Ich bin sehr dankbar für jede einzelne E-Mail, für jeden Brief, für jede Begegnung, auch für die zufälligen auf der Straße. Das Vertrauen, das mir entgegengebracht wird, die Vorschläge und Fragen, die ich erhalte, sind ein großes Geschenk und eine besondere Erfahrung des Miteinanders und der Gemeinschaft.
Ich danke dem lieben Gott für die Art und Weise, die ich hier vorgefunden habe. Ich merke auch, wie die Menschen mich tragen und für mich beten. Das haben mir ganz viele Menschen geschrieben und schreiben es immer noch. Das hat mich tief berührt. Auch ich bete für die Menschen bei uns im Bistum. Abends, wenn ich ins Bett gehe, denke ich immer an das Bistum, an die Menschen und vor allem an jene, denen es nicht so gut geht, die in Not sind.
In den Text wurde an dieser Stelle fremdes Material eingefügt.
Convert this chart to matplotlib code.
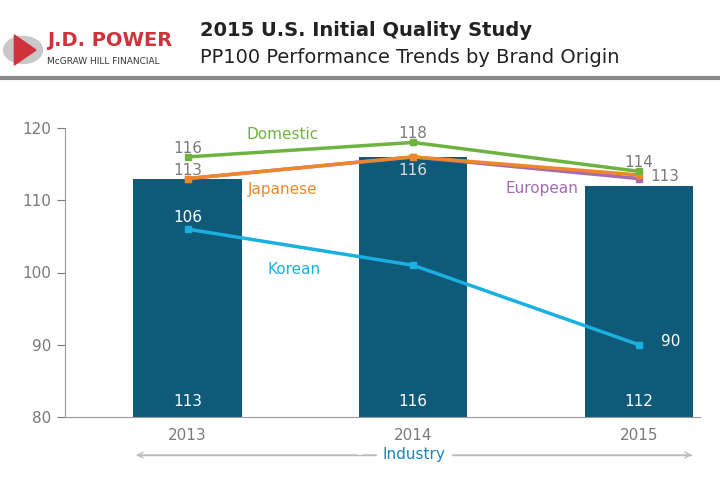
import matplotlib.pyplot as plt
from matplotlib.patches import Wedge, Polygon

years = ["2013", "2014", "2015"]
industry = [113, 116, 112]
domestic = [116, 118, 114]
japanese = [113, 116, 113.5]
european = [113, 116, 113]
korean = [106, 101, 90]

BAR = "#0e5a78"
GREEN = "#6db33f"
ORANGE = "#f0862a"
PURPLE = "#a36cb0"
BLUE = "#1ab0e0"
GREY = "#7a7a7a"

fig = plt.figure(figsize=(7.2, 5.0), dpi=100)
ax = fig.add_axes([0.09, 0.166, 0.882, 0.578])
x = range(len(years))

ax.bar(x, industry, width=0.48, color=BAR, zorder=1)
for xi, v in zip(x, industry):
    ax.text(xi, 81.5, str(v), color="white", ha="center", fontsize=11)

series = [
    (european, PURPLE), (japanese, ORANGE), (domestic, GREEN), (korean, BLUE)
]
for vals, c in series:
    ax.plot(x, vals, color=c, lw=2.5, marker="s", ms=5, zorder=3)

ax.text(0, 116.6, "116", color=GREY, ha="center", fontsize=11)
ax.text(0, 113.5, "113", color=GREY, ha="center", fontsize=11)
ax.text(1, 118.6, "118", color=GREY, ha="center", fontsize=11)
ax.text(1, 113.5, "116", color="#dddddd", ha="center", fontsize=11)
ax.text(2, 114.6, "114", color=GREY, ha="center", fontsize=11)
ax.text(2.05, 112.6, "113", color=GREY, ha="left", fontsize=11)
ax.text(0, 107, "106", color="white", ha="center", fontsize=11)
ax.text(1, 102, "101", color=BAR, ha="center", fontsize=11)
ax.text(2.1, 89.8, "90", color="white", ha="left", fontsize=11)

ax.text(0.42, 118.5, "Domestic", color=GREEN, ha="center", fontsize=11)
ax.text(0.42, 110.9, "Japanese", color=ORANGE, ha="center", fontsize=11)
ax.text(1.57, 111.0, "European", color=PURPLE, ha="center", fontsize=11)
ax.text(0.47, 99.8, "Korean", color=BLUE, ha="center", fontsize=11)

ax.set_ylim(80, 120)
ax.set_xlim(-0.544, 2.27)
ax.set_yticks([80, 90, 100, 110, 120])
ax.set_xticks(list(x), years)
ax.tick_params(colors=GREY, labelsize=11, length=6)
ax.tick_params(axis="x", length=0, pad=8)
for s in ["top", "right"]:
    ax.spines[s].set_visible(False)
for s in ["left", "bottom"]:
    ax.spines[s].set_color("#999999")

# Industry arrow
fig.add_artist(plt.Line2D([0.19, 0.96], [0.09, 0.09], color="#bbbbbb", lw=1))
ax.annotate("", xy=(0.185, 0.09), xytext=(0.5, 0.09), xycoords="figure fraction",
            arrowprops=dict(arrowstyle="->", color="#bbbbbb", lw=1))
ax.annotate("", xy=(0.965, 0.09), xytext=(0.5, 0.09), xycoords="figure fraction",
            arrowprops=dict(arrowstyle="->", color="#bbbbbb", lw=1))
fig.text(0.575, 0.09, "Industry", color="#1f86b3", ha="center", va="center",
         fontsize=11, backgroundcolor="white")

# header
fig.add_artist(plt.Line2D([0, 1], [0.845, 0.845], color="#888888", lw=3))
fig.text(0.278, 0.94, "2015 U.S. Initial Quality Study", fontsize=14,
         fontweight="bold", color="#222222", va="center")
fig.text(0.278, 0.885, "PP100 Performance Trends by Brand Origin", fontsize=14,
         color="#222222", va="center")
fig.text(0.065, 0.92, "J.D. POWER", fontsize=14, fontweight="bold",
         color="#d0323c", va="center")
fig.text(0.065, 0.878, "McGRAW HILL FINANCIAL", fontsize=6.5, color="#333333",
         va="center")
fig.add_artist(Wedge((0.032, 0.9), 0.027, 0, 360, color="#c8c8c8",
                     transform=fig.transFigure))
fig.add_artist(Polygon([(0.02, 0.87), (0.05, 0.9), (0.02, 0.93)], color="#d0323c",
                       transform=fig.transFigure))

fig.savefig("out.png", dpi=100)
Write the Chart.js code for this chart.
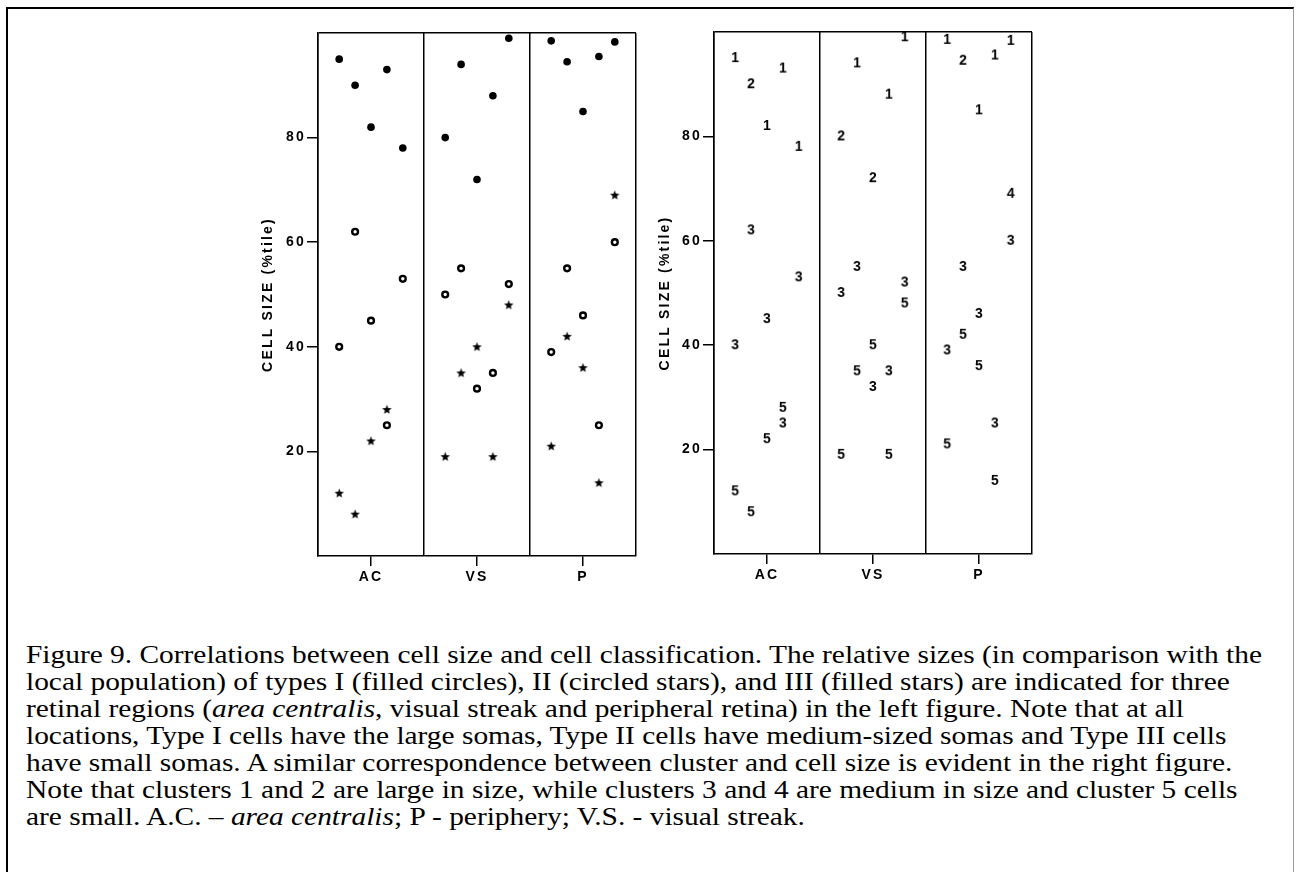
<!DOCTYPE html>
<html>
<head>
<meta charset="utf-8">
<script src="https://cdn.jsdelivr.net/npm/chart.js@4.4.1/dist/chart.umd.min.js"></script>
<style>
  html, body { margin: 0; padding: 0; background: #fff; }
  body { width: 1296px; height: 872px; position: relative; overflow: hidden; }
  #frame {
    position: absolute; left: 6px; top: 7px; width: 1285px; height: 900px;
    border-left: 2px solid #000; border-top: 2px solid #000; border-right: 1px solid #999;
  }
  canvas { position: absolute; top: 0; }
  #left { left: 240px; }
  #right { left: 640px; }
  #caption {
    position: absolute; left: 26px; top: 641px;
    font-family: "Liberation Serif", "Times New Roman", serif;
    font-size: 26px; line-height: 27px; white-space: nowrap; color: #000;
    transform-origin: 0 0;
  }
  #caption div { display: table; }
</style>
</head>
<body>
<div id="frame"></div>
<canvas id="left" width="420" height="600"></canvas>
<canvas id="right" width="420" height="600"></canvas>
<div id="caption">
<div>Figure 9. Correlations between cell size and cell classification. The relative sizes (in comparison with the</div>
<div>local population) of types I (filled circles), II (circled stars), and III (filled stars) are indicated for three</div>
<div>retinal regions (<i>area centralis</i>, visual streak and peripheral retina) in the left figure. Note that at all</div>
<div>locations, Type I cells have the large somas, Type II cells have medium-sized somas and Type III cells</div>
<div>have small somas. A similar correspondence between cluster and cell size is evident in the right figure.</div>
<div>Note that clusters 1 and 2 are large in size, while clusters 3 and 4 are medium in size and cluster 5 cells</div>
<div>are small. A.C. – <i>area centralis</i>; P - periphery; V.S. - visual streak.</div>
</div>
<script>
// regions sit at 0.5, 1.5, 2.5 on the x scale, each panel is one unit wide
const regions = ['AC', 'VS', 'P'];
const yTicks = [20, 40, 60, 80];

// type I cells (filled circles)
const typeIX = [0.2, 0.35, 0.65, 0.5, 0.8, 1.8, 1.35, 1.65, 1.2, 1.5, 2.2, 2.35, 2.65, 2.8, 2.5];
const typeIY = [95, 90, 93, 82, 78, 99, 94, 88, 80, 72, 98.5, 94.5, 95.5, 98.3, 85];
const typeICluster = [1, 2, 1, 1, 1, 1, 1, 1, 2, 2, 1, 2, 1, 1, 1];

// type II cells (circled)
const typeIIX = [0.35, 0.8, 0.5, 0.2, 0.65, 1.35, 1.2, 1.8, 1.5, 1.65, 2.8, 2.35, 2.5, 2.2, 2.65];
const typeIIY = [62, 53, 45, 40, 25, 55, 50, 52, 32, 35, 60, 55, 46, 39, 25];
const typeIICluster = [3, 3, 3, 3, 3, 3, 3, 3, 3, 3, 3, 3, 3, 3, 3];

// type III cells (filled stars)
const typeIIIX = [0.65, 0.5, 0.2, 0.35, 1.8, 1.5, 1.35, 1.2, 1.65, 2.8, 2.35, 2.5, 2.2, 2.65];
const typeIIIY = [28, 22, 12, 8, 48, 40, 35, 19, 19, 69, 42, 36, 21, 14];
const typeIIICluster = [5, 5, 5, 5, 5, 5, 5, 5, 5, 4, 5, 5, 5, 5];

const axisFont = { family: '"Liberation Sans", Arial, sans-serif', size: 14, weight: 'bold' };
const clear = 'rgba(0,0,0,0)';

function toPoints(xs, ys) {
    return xs.map((x, i) => ({ x: x, y: ys[i] }));
}

function starImage() {
    const c = document.createElement('canvas');
    c.width = 11; c.height = 11;
    const g = c.getContext('2d');
    g.beginPath();
    for (let i = 0; i < 10; i++) {
        const r = i % 2 ? 2.1 : 5;
        const a = -Math.PI / 2 + i * Math.PI / 5;
        g.lineTo(5.5 + r * Math.cos(a), 5.8 + r * Math.sin(a));
    }
    g.closePath();
    g.fillStyle = '#000';
    g.fill();
    return c;
}

function digitImage(d) {
    const c = document.createElement('canvas');
    c.width = 14; c.height = 16;
    const g = c.getContext('2d');
    g.font = 'bold 14px "Liberation Sans", Arial, sans-serif';
    g.textAlign = 'center';
    g.textBaseline = 'middle';
    g.fillStyle = '#000';
    g.fillText(String(d), 7, 8.5);
    return c;
}

const star = starImage();
const digits = {};
[1, 2, 3, 4, 5].forEach(d => { digits[d] = digitImage(d); });

// the old figure has letter-spaced lettering on the axes
const spacing = {
    id: 'spacing',
    beforeUpdate(chart) { chart.ctx.letterSpacing = '2.2px'; },
    beforeDraw(chart) { chart.ctx.letterSpacing = '2.2px'; }
};

function makeChart(id, datasets, box) {
    return new Chart(document.getElementById(id).getContext('2d'), {
        type: 'scatter',
        data: { datasets: datasets },
        plugins: [spacing],
        options: {
            responsive: false,
            animation: false,
            events: [],
            layout: { padding: { top: box.top, right: box.right, left: 0, bottom: 0 } },
            plugins: { legend: { display: false }, tooltip: { enabled: false } },
            scales: {
                x: {
                    type: 'linear', min: 0, max: 3,
                    afterBuildTicks: s => { s.ticks = [0, 0.5, 1, 1.5, 2, 2.5, 3].map(v => ({ value: v })); },
                    afterFit: s => { s.height = box.xHeight; },
                    border: { display: true, color: '#000', width: 1.5 },
                    grid: {
                        drawOnChartArea: true, tickLength: 10, lineWidth: 1.5,
                        color: c => (c.tick && c.tick.value % 1 === 0) ? '#000' : clear,
                        tickColor: c => (c.tick && c.tick.value % 1 !== 0) ? '#000' : clear
                    },
                    ticks: {
                        autoSkip: false, maxRotation: 0, minRotation: 0, padding: 3,
                        color: '#000', font: axisFont,
                        callback: v => (v % 1 !== 0) ? regions[Math.floor(v)] : ''
                    }
                },
                y: {
                    type: 'linear', min: 0, max: 100,
                    afterBuildTicks: s => { s.ticks = yTicks.concat([100]).map(v => ({ value: v })); },
                    afterFit: s => { s.width = box.yWidth; },
                    border: { display: true, color: '#000', width: 1.5 },
                    grid: {
                        drawOnChartArea: true, tickLength: 11, lineWidth: 1.5,
                        color: c => (c.tick && c.tick.value === 100) ? '#000' : clear,
                        tickColor: c => (c.tick && c.tick.value === 100) ? clear : '#000'
                    },
                    ticks: {
                        padding: 1, color: '#000', font: axisFont,
                        callback: v => v === 100 ? '' : String(v)
                    },
                    title: {
                        display: true, text: 'CELL SIZE (%tile)', color: '#000', font: axisFont,
                        padding: { top: box.titlePad, bottom: 0 }
                    }
                }
            }
        }
    });
}

window.onload = function () {
    makeChart('left', [
        {
            data: toPoints(typeIX, typeIY), pointStyle: 'circle', pointRadius: 3.8,
            backgroundColor: '#000', borderWidth: 0, clip: false
        },
        {
            data: toPoints(typeIIX, typeIIY), pointStyle: 'circle', pointRadius: 2.9,
            backgroundColor: '#fff', borderColor: '#000', borderWidth: 2.4, clip: false
        },
        {
            data: toPoints(typeIIIX, typeIIIY), pointStyle: star, pointRadius: 4, clip: false
        }
    ], { top: 33, right: 24, xHeight: 44, yWidth: 78, titlePad: 20 });

    const allX = typeIX.concat(typeIIX, typeIIIX);
    const allY = typeIY.concat(typeIIY, typeIIIY);
    const allCluster = typeICluster.concat(typeIICluster, typeIIICluster);

    makeChart('right', [
        {
            data: toPoints(allX, allY), pointStyle: allCluster.map(k => digits[k]),
            pointRadius: 5, clip: false
        }
    ], { top: 32, right: 28, xHeight: 46, yWidth: 74, titlePad: 17 });

    // the scanned caption runs a little wider than the font's natural width
    const caption = document.getElementById('caption');
    const first = caption.querySelector('div');
    caption.style.transform = 'scaleX(' + (1236 / first.getBoundingClientRect().width) + ')';
};
</script>
</body>
</html>
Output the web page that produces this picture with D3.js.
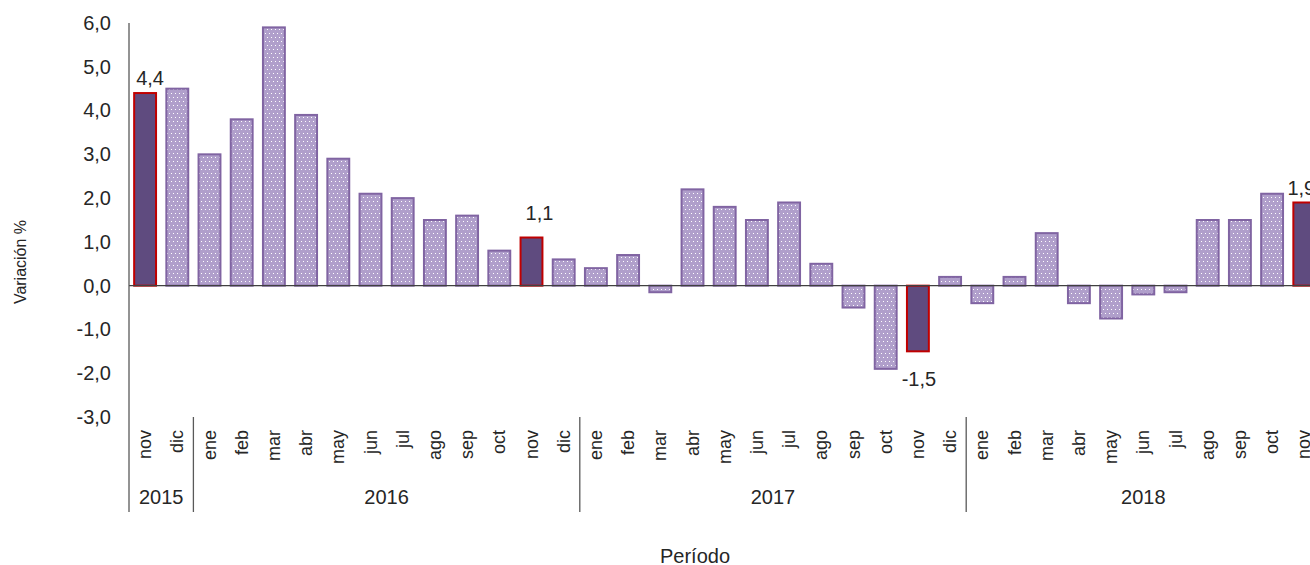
<!DOCTYPE html>
<html><head><meta charset="utf-8">
<script src="https://cdn.jsdelivr.net/npm/d3@7"></script>
<style>body{margin:0;background:#fff;overflow:hidden}svg{display:block}text{font-family:"Liberation Sans",Arial,sans-serif;fill:#262626}</style>
</head><body>
<svg id="c" width="1310" height="565"></svg>
<script>
const years = ["2015","2016","2017","2018"];
const months = [
  ["nov","dic"],
  ["ene","feb","mar","abr","may","jun","jul","ago","sep","oct","nov","dic"],
  ["ene","feb","mar","abr","may","jun","jul","ago","sep","oct","nov","dic"],
  ["ene","feb","mar","abr","may","jun","jul","ago","sep","oct","nov"]
];
const values = [
  4.4, 4.5,
  3.0, 3.8, 5.9, 3.9, 2.9, 2.1, 2.0, 1.5, 1.6, 0.8, 1.1, 0.6,
  0.4, 0.7, -0.15, 2.2, 1.8, 1.5, 1.9, 0.5, -0.5, -1.9, -1.5, 0.2,
  -0.4, 0.2, 1.2, -0.4, -0.75, -0.2, -0.15, 1.5, 1.5, 2.1, 1.9
];
const highlighted = ["2015-nov","2016-nov","2017-nov","2018-nov"];
const yTicks = [-3,-2,-1,0,1,2,3,4,5,6];

const cats = [];
years.forEach((y,i)=>months[i].forEach(m=>cats.push({key:y+"-"+m, year:y, month:m})));
cats.forEach((c,i)=>c.value=values[i]);

const svg = d3.select("#c");
const fmt = v => d3.format(".1f")(v).replace(".",",").replace("−","-");
const x0 = 129, step = 32.2;
const x = d3.scaleBand().domain(cats.map(c=>c.key)).range([x0, x0+step*cats.length]).paddingInner(0.32).paddingOuter(0.16);
const y = d3.scaleLinear().domain([-3,6]).range([417,23]);

const defs = svg.append("defs");
const pat = defs.append("pattern").attr("id","dots").attr("patternUnits","userSpaceOnUse").attr("width",8).attr("height",8);
pat.append("rect").attr("width",8).attr("height",8).attr("fill","#b09fcb");
[[1,1],[5,1],[3,5],[7,5]].forEach(p=>pat.append("rect").attr("x",p[0]).attr("y",p[1]).attr("width",1).attr("height",1).attr("fill","#ffffff"));

// y axis labels
const ya = svg.append("g").attr("transform",`translate(${x0},0)`)
  .call(d3.axisLeft(y).tickValues(yTicks).tickFormat(fmt).tickSize(0).tickPadding(18));
ya.select(".domain").remove();
ya.selectAll("text").style("font-size","20px").style("font-family","'Liberation Sans',Arial,sans-serif").attr("fill","#262626");

// bars
const isH = c => highlighted.includes(c.key);
svg.append("g").selectAll("rect").data(cats).join("rect")
  .attr("x",d=>x(d.key)).attr("width",x.bandwidth())
  .attr("y",d=>y(Math.max(0,d.value))).attr("height",d=>Math.abs(y(d.value)-y(0)))
  .attr("fill",d=>isH(d)?"#5f4b7f":"url(#dots)")
  .attr("stroke",d=>isH(d)?"#c00000":"#8064a2").attr("stroke-width",2);

// zero line and vertical axis
svg.append("line").attr("x1",x0).attr("x2",1310).attr("y1",y(0)).attr("y2",y(0)).attr("stroke","#404040").attr("stroke-width",1.3);
svg.append("line").attr("x1",x0).attr("x2",x0).attr("y1",y(6)).attr("y2",512).attr("stroke","#595959").attr("stroke-width",1.3);

// data labels
const labelOff = {"2015-nov":[5,-8],"2016-nov":[8,-18],"2017-nov":[1,35],"2018-nov":[-3,-7]};
svg.append("g").selectAll("text").data(cats.filter(isH)).join("text")
  .attr("x",d=>x(d.key)+x.bandwidth()/2+labelOff[d.key][0])
  .attr("y",d=>y(d.value)+labelOff[d.key][1])
  .attr("text-anchor","middle").style("font-size","20px").text(d=>fmt(d.value));

// month tick labels
svg.append("g").selectAll("text").data(cats).join("text")
  .attr("transform",d=>`translate(${x(d.key)+x.bandwidth()/2+6},430) rotate(-90)`)
  .attr("text-anchor","end").style("font-size","18px").text(d=>d.month);

// year separators & labels
let idx = 0;
years.forEach((yr,i)=>{
  const start = idx, end = idx + months[i].length; idx = end;
  const xs = x0 + step*start, xe = x0 + step*end;
  if(i>0) svg.append("line").attr("x1",xs).attr("x2",xs).attr("y1",417).attr("y2",512).attr("stroke","#595959").attr("stroke-width",1.3);
  svg.append("text").attr("x",(xs+xe)/2).attr("y",504).attr("text-anchor","middle").style("font-size","20px").text(yr);
});

// axis titles
svg.append("text").attr("transform","translate(26,262) rotate(-90)").attr("text-anchor","middle").style("font-size","16px").text("Variación %");
svg.append("text").attr("x",695).attr("y",563).attr("text-anchor","middle").style("font-size","20px").text("Período");
</script>
</body></html>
Mein Lieblingsplatz hier im Bistum ist im Dom die kleine Seitenkapelle geworden mit der Pieta. Da sehe ich immer wieder Menschen, die hier knien, sitzen, still beten, Kerzen anzünden. Für mich ist dieser Ort eine Kraftquelle, eine Quelle des Trostes, der Zuversicht, der Hoffnung und auch der Solidarität geworden.